*STATED PROBLEM*.
Begin the copy with the line that contains "Convert this chart to Apache ECharts code." and end it with the line that contains "const ORANGE = '#E46C0A';". Print these lines exactly and omit all pictures.
━━━━
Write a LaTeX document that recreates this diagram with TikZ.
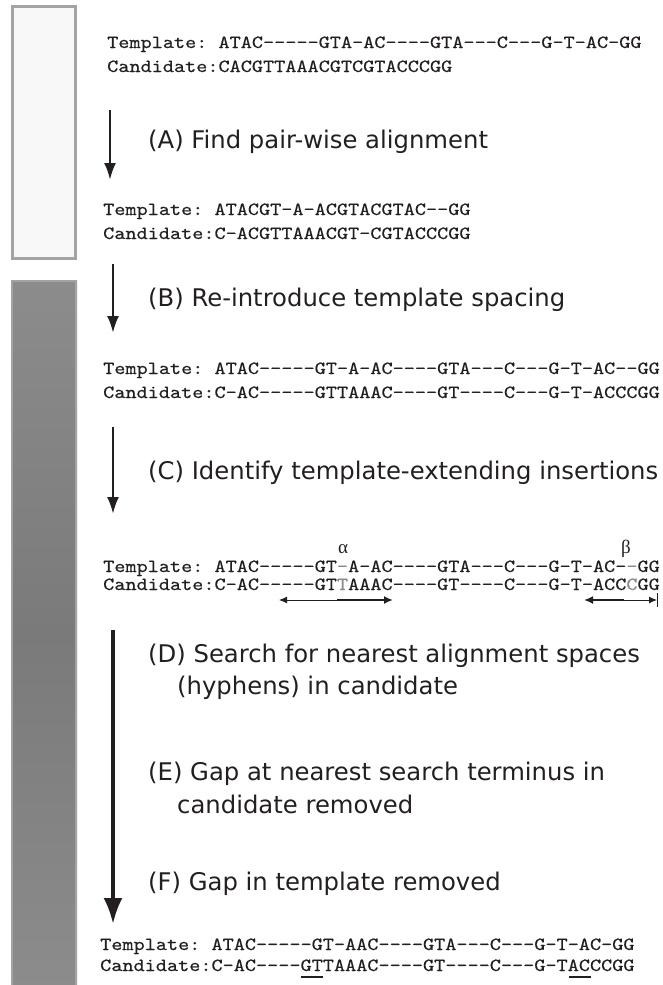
\documentclass[tikz,border=0pt]{standalone}
\usepackage{fontspec}
\setmainfont{DejaVu Sans}
\setmonofont{lmmono10-regular}[Extension=.otf, FakeStretch=1.14, FakeBold=0.4]
\newfontfamily\grkfont{Liberation Serif}
\usetikzlibrary{arrows.meta}
\definecolor{boxedge}{HTML}{A3A3A5}
\definecolor{boxfill}{HTML}{F8F8F8}
\definecolor{darkA}{HTML}{8C8C8C}
\definecolor{darkB}{HTML}{7A7A7A}
\definecolor{ink}{HTML}{231F20}
\definecolor{faint}{HTML}{8A8A8A}
\begin{document}
\begin{tikzpicture}[x=1pt,y=-1pt,
  seq/.style={anchor=base west, inner sep=0pt, text=ink, font=\ttfamily\fontsize{18.6}{20}\selectfont},
  lab/.style={anchor=base west, inner sep=0pt, text=ink, font=\fontsize{24.3}{29}\selectfont},
  greek/.style={anchor=base, inner sep=0pt, text=ink, font=\grkfont\fontsize{19}{22}\selectfont},
  steparrow/.style={draw=ink, line width=2.5pt, -{Latex[length=17pt,width=12pt]}},
  bigarrow/.style={draw=ink, line width=3.8pt, -{Latex[length=26pt,width=19pt]}},
  thinarr/.style={draw=ink, line width=1pt, -{Latex[length=8pt,width=7pt]}},
  thickarr/.style={draw=ink, line width=2.4pt, -{Latex[length=9pt,width=8pt]}},
  uline/.style={draw=ink, line width=1.3pt}
]
\clip (0,0) rectangle (662,985);
\useasboundingbox (0,0) rectangle (662,985);
\fill[white] (0,0) rectangle (662,985);

% side boxes
\draw[draw=boxedge, line width=3pt, fill=boxfill] (12.5,6.5) rectangle (75.5,258.5);
\shade[top color=darkA, bottom color=darkA, middle color=darkB] (11,280) rectangle (77,990);
\draw[draw=boxedge, line width=2pt] (12,281) rectangle (76,992);

% block 1
\node[seq] (t1) at (107,48) {Template: ATAC-----GTA-AC----GTA---C---G-T-AC-GG};
\node[seq] (c1) at (107,72) {Candidate:CACGTTAAACGTCGTACCCGG};

% step A
\coordinate (aS) at (110,110);
\coordinate (aE) at (110,180);
\draw[steparrow] (aS) -- (aE);
\node[lab] (la) at (148,148) {(A) Find pair-wise alignment};

% block 2
\node[seq] (t2) at (103,215) {Template: ATACGT-A-ACGTACGTAC--GG};
\node[seq] (c2) at (103,239) {Candidate:C-ACGTTAAACGT-CGTACCCGG};

% step B
\coordinate (bS) at (113,264);
\coordinate (bE) at (113,333);
\draw[steparrow] (bS) -- (bE);
\node[lab] (lb) at (148,306) {(B) Re-introduce template spacing};

% block 3
\node[seq] (t3) at (103,374) {Template: ATAC-----GT-A-AC----GTA---C---G-T-AC--GG};
\node[seq] (c3) at (103,398) {Candidate:C-AC-----GTTAAAC----GT----C---G-T-ACCCGG};

% step C
\coordinate (cS) at (113,427);
\coordinate (cE) at (113,514);
\draw[steparrow] (cS) -- (cE);
\node[lab] (lc) at (148,479) {(C) Identify template-extending insertions};

% block 4
\node[greek] (alpha) at (343,553) {α};
\node[greek] (beta) at (626,553) {β};
\node[seq] (t4) at (103,572) {Template: ATAC-----GT{\color{faint}-}A-AC----GTA---C---G-T-AC-{\color{faint}-}GG};
\node[seq] (c4) at (103,590) {Candidate:C-AC-----GT{\color{faint}T}AAAC----GT----C---G-T-ACC{\color{faint}C}GG};

\coordinate (aMid) at (337,600);
\coordinate (aLeft) at (279,600);
\coordinate (aRight) at (393,600);
\draw[thinarr] (aMid) -- (aLeft);
\draw[thickarr] (aMid) -- (aRight);

\coordinate (bMid) at (624,600);
\coordinate (bLeft) at (584,600);
\coordinate (bRight) at (657,600);
\draw[thickarr] (bMid) -- (bLeft);
\draw[thinarr] (bMid) -- (bRight);
\coordinate (barT) at (657.5,593);
\coordinate (barB) at (657.5,607);
\draw[draw=ink, line width=1pt] (barT) -- (barB);

% steps D-F
\coordinate (dS) at (113,630);
\coordinate (dE) at (113,924);
\draw[bigarrow] (dS) -- (dE);
\node[lab] (ld1) at (148,662) {(D) Search for nearest alignment spaces};
\node[lab] (ld2) at (177,694) {(hyphens) in candidate};
\node[lab] (le1) at (148,780) {(E) Gap at nearest search terminus in};
\node[lab] (le2) at (177,813) {candidate removed};
\node[lab] (lf) at (148,890) {(F) Gap in template removed};

% block 5
\node[seq] (t5) at (100,950) {Template: ATAC-----GT-AAC----GTA---C---G-T-AC-GG};
\node[seq] (c5) at (100,971) {Candidate:C-AC----GTTAAAC----GT----C---G-TACCCGG};
\coordinate (u1a) at (301,977);
\coordinate (u1b) at (323,977);
\coordinate (u2a) at (569,977);
\coordinate (u2b) at (591,977);
\draw[uline] (u1a) -- (u1b);
\draw[uline] (u2a) -- (u2b);
\end{tikzpicture}
\end{document}
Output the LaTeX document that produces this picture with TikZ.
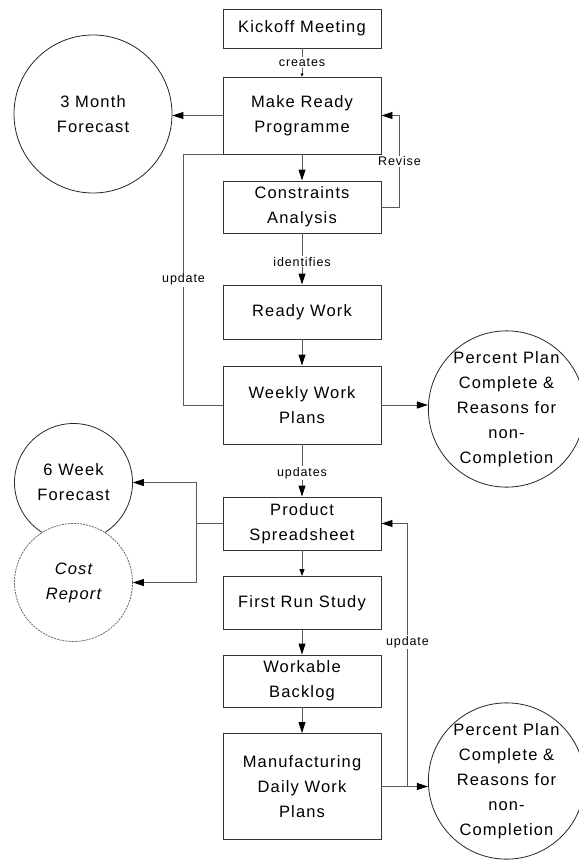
\documentclass[tikz,border=0pt]{standalone}
\usepackage{fontspec}
\setmainfont{Liberation Sans}[LetterSpace=7]
\usetikzlibrary{arrows.meta}
\begin{document}
\begin{tikzpicture}[x=1pt,y=-1pt,
  box/.style={draw=black!80,line width=0.9pt,minimum width=158pt,inner sep=0pt,
    align=center,font=\fontsize{16.5}{25}\selectfont},
  bubble/.style={draw=black!85,line width=0.8pt,circle,inner sep=0pt,align=center,
    fill=white,font=\fontsize{16.5}{25}\selectfont},
  lbl/.style={fill=white,inner sep=1pt,font=\fontsize{12.5}{14}\selectfont},
  line/.style={draw=black!65,line width=0.9pt},
  arr/.style={line,-{Triangle[length=11pt,width=7pt,color=black]}},
  tiny/.style={line,-{Triangle[length=7pt,width=5pt,color=black]}}]
\useasboundingbox (0,0) rectangle (578,864);

\node[box,minimum height=39pt] (kickoff) at (302,28.5) {Kickoff Meeting};
\node[box,minimum height=77pt] (mrp) at (302,115.5) {Make Ready\\Programme};
\node[box,minimum height=52pt] (ca) at (302,207) {Constraints\\Analysis};
\node[box,minimum height=54pt] (rw) at (302,312) {Ready Work};
\node[box,minimum height=78pt] (wwp) at (302,405) {Weekly Work\\Plans};
\node[box,minimum height=53pt] (ps) at (302,523.5) {Product\\Spreadsheet};
\node[box,minimum height=53pt] (frs) at (302,603) {First Run Study};
\node[box,minimum height=52pt] (wb) at (302,681) {Workable\\Backlog};
\node[box,minimum height=106pt] (mdwp) at (302,786.5) {Manufacturing\\Daily Work\\Plans};

\node[bubble,minimum size=158pt] (fc3) at (93,114) {3 Month\\Forecast};
\node[bubble,minimum size=148pt] (ppc1) at (506.5,409) {Percent Plan\\Complete \&\\Reasons for\\non-\\Completion};
\node[bubble,minimum size=148pt] (ppc2) at (506.5,781) {Percent Plan\\Complete \&\\Reasons for\\non-\\Completion};
\node[bubble,minimum size=118pt] (fc6) at (73.5,482.5) {6 Week\\Forecast};
\node[bubble,minimum size=118pt,draw=black!60,dash pattern=on 2pt off 1pt,
  font=\fontsize{16.5}{25}\selectfont\itshape] (cost) at (73.5,582.5) {Cost\\Report};

% main flow
\path[line,-{Triangle[length=3pt,width=3pt,color=black]}] (kickoff) -- (mrp) node[midway,lbl] {creates};
\path[arr] (mrp) -- (ca);
\path[arr] (ca) -- (rw) node[pos=0.55,lbl] {identifies};
\path[arr] (rw) -- (wwp);
\path[arr] (wwp) -- (ps) node[pos=0.55,lbl] {updates};
\path[tiny] (ps) -- (frs);
\path[arr] (frs) -- (wb);
\path[arr] (wb) -- (mdwp);

% outputs
\path[arr] (mrp.west) -- (mrp.west -| fc3.east);
\path[arr] (wwp.east) -- (wwp.east -| ppc1.west);
\path[arr] (mdwp.east) -- (mdwp.east -| ppc2.west);
\path[line] (ps.west) -- ++(-26,0) coordinate (b1);
\path[arr] (b1) |- (fc6.east);
\path[arr] (b1) |- (cost.east);

% feedback loops
\path[arr] (ca.east) -- ++(18,0) coordinate (r1) -- (r1 |- mrp.east)
  node[pos=0.5,lbl] {Revise} -- (mrp.east);
\path[line] (wwp.west) -- ++(-39,0) coordinate (u1) -- (u1 |- mrp.south)
  node[pos=0.5,lbl] {update} -- (mrp.south west);
\path[arr] (mdwp.east) -- ++(26,0) coordinate (u2) -- (u2 |- ps.east)
  node[pos=0.55,lbl] {update} -- (ps.east);
\end{tikzpicture}
\end{document}
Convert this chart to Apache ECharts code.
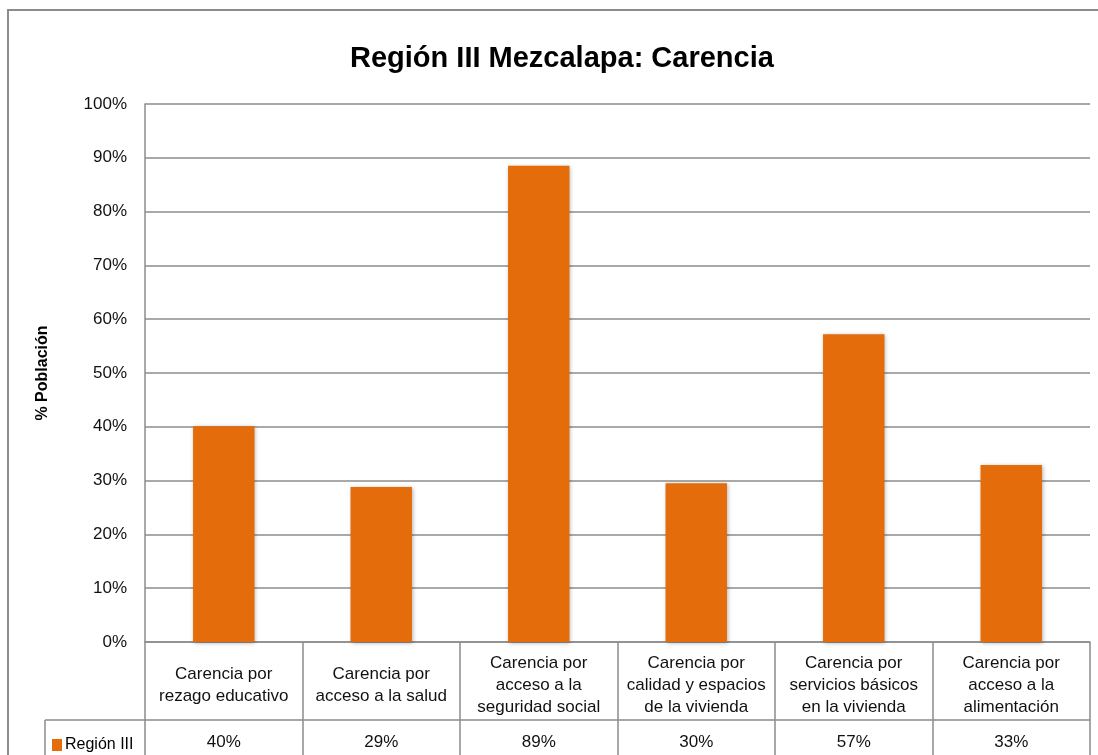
<!DOCTYPE html>
<html>
<head>
<meta charset="utf-8">
<script src="https://cdn.jsdelivr.net/npm/echarts@6/dist/echarts.min.js"></script>
<style>
html,body{margin:0;padding:0;background:#fff;}
#main{width:1098px;height:755px;}
</style>
</head>
<body>
<div id="main"></div>
<script>
const categories = [
  'Carencia por\nrezago educativo',
  'Carencia por\nacceso a la salud',
  'Carencia por\nacceso a la\nseguridad social',
  'Carencia por\ncalidad y espacios\nde la vivienda',
  'Carencia por\nservicios básicos\nen la vivienda',
  'Carencia por\nacceso a la\nalimentación'
];
const values = [40.1, 28.8, 88.5, 29.5, 57.2, 32.9];
const tableLabels = ['40%', '29%', '89%', '30%', '57%', '33%'];
const seriesName = 'Región III';
const yTicks = [0, 10, 20, 30, 40, 50, 60, 70, 80, 90, 100];

const FONT = '"Liberation Sans", Arial, sans-serif';
const GRAY = '#8c8c8c';
const ORANGE = '#E46C0A';

const chart = echarts.init(document.getElementById('main'));
chart.setOption({
  backgroundColor: '#fff',
  animation: false,
  textStyle: { fontFamily: FONT },
  title: {
    text: 'Región III Mezcalapa: Carencia',
    left: 345,
    top: 39,
    textStyle: { fontFamily: FONT, fontSize: 29, fontWeight: 'bold', color: '#000' }
  },
  legend: {
    left: 47,
    top: 732,
    icon: 'rect',
    itemWidth: 10,
    itemHeight: 12,
    itemGap: 4,
    data: [seriesName],
    textStyle: { fontFamily: FONT, fontSize: 16, color: '#000', padding: [0, 0, 0, -2] }
  },
  grid: { left: 145, right: 8, top: 104, bottom: 113, containLabel: false },
  xAxis: [
    {
      type: 'category',
      data: categories,
      position: 'bottom',
      axisLine: { show: true, lineStyle: { color: GRAY, width: 1.5 } },
      axisTick: { show: true, interval: 0, length: 120, lineStyle: { color: GRAY, width: 1.5 } },
      axisLabel: {
        interval: 0,
        margin: 43,
        verticalAlign: 'middle',
        lineHeight: 22,
        fontSize: 17,
        color: '#111',
        fontFamily: FONT
      },
      splitLine: { show: false }
    },
    {
      type: 'category',
      data: tableLabels,
      position: 'bottom',
      offset: 78,
      axisLine: { show: true, lineStyle: { color: GRAY, width: 1.5 } },
      axisTick: { show: false },
      axisLabel: {
        interval: 0,
        margin: 22,
        verticalAlign: 'middle',
        fontSize: 17,
        color: '#111',
        fontFamily: FONT
      },
      splitLine: { show: false }
    }
  ],
  yAxis: {
    type: 'value',
    min: yTicks[0],
    max: yTicks[yTicks.length - 1],
    interval: 10,
    name: '% Población',
    nameLocation: 'middle',
    nameRotate: 90,
    nameGap: 94,
    nameTextStyle: { fontFamily: FONT, fontSize: 16, fontWeight: 'bold', color: '#000' },
    axisLine: { show: true, lineStyle: { color: GRAY, width: 1.5 } },
    axisTick: { show: false },
    axisLabel: { formatter: '{value}%', margin: 18, fontSize: 17, color: '#111', fontFamily: FONT },
    splitLine: { show: true, lineStyle: { color: GRAY, width: 1.5 } }
  },
  series: [{
    name: seriesName,
    type: 'bar',
    xAxisIndex: 0,
    data: values,
    barWidth: '39%',
    itemStyle: {
      color: ORANGE,
      shadowBlur: 4,
      shadowColor: 'rgba(0,0,0,0.3)',
      shadowOffsetX: 1,
      shadowOffsetY: 1
    }
  }],
  graphic: [
    { type: 'rect', z: -1, shape: { x: 8, y: 10, width: 1200, height: 900 }, style: { fill: 'none', stroke: GRAY, lineWidth: 2 } },
    { type: 'line', shape: { x1: 45, y1: 720, x2: 145, y2: 720 }, style: { stroke: GRAY, lineWidth: 1.5 } },
    { type: 'line', shape: { x1: 45, y1: 720, x2: 45, y2: 760 }, style: { stroke: GRAY, lineWidth: 1.5 } }
  ]
});
</script>
</body>
</html>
━━━━
*RESPONSE TO THIS EXERCISE*.
Convert this chart to Apache ECharts code.
<!DOCTYPE html>
<html>
<head>
<meta charset="utf-8">
<script src="https://cdn.jsdelivr.net/npm/echarts@6/dist/echarts.min.js"></script>
<style>
html,body{margin:0;padding:0;background:#fff;}
#main{width:1098px;height:755px;}
</style>
</head>
<body>
<div id="main"></div>
<script>
const categories = [
  'Carencia por\nrezago educativo',
  'Carencia por\nacceso a la salud',
  'Carencia por\nacceso a la\nseguridad social',
  'Carencia por\ncalidad y espacios\nde la vivienda',
  'Carencia por\nservicios básicos\nen la vivienda',
  'Carencia por\nacceso a la\nalimentación'
];
const values = [40.1, 28.8, 88.5, 29.5, 57.2, 32.9];
const tableLabels = ['40%', '29%', '89%', '30%', '57%', '33%'];
const seriesName = 'Región III';
const yTicks = [0, 10, 20, 30, 40, 50, 60, 70, 80, 90, 100];

const FONT = '"Liberation Sans", Arial, sans-serif';
const GRAY = '#8c8c8c';
const ORANGE = '#E46C0A';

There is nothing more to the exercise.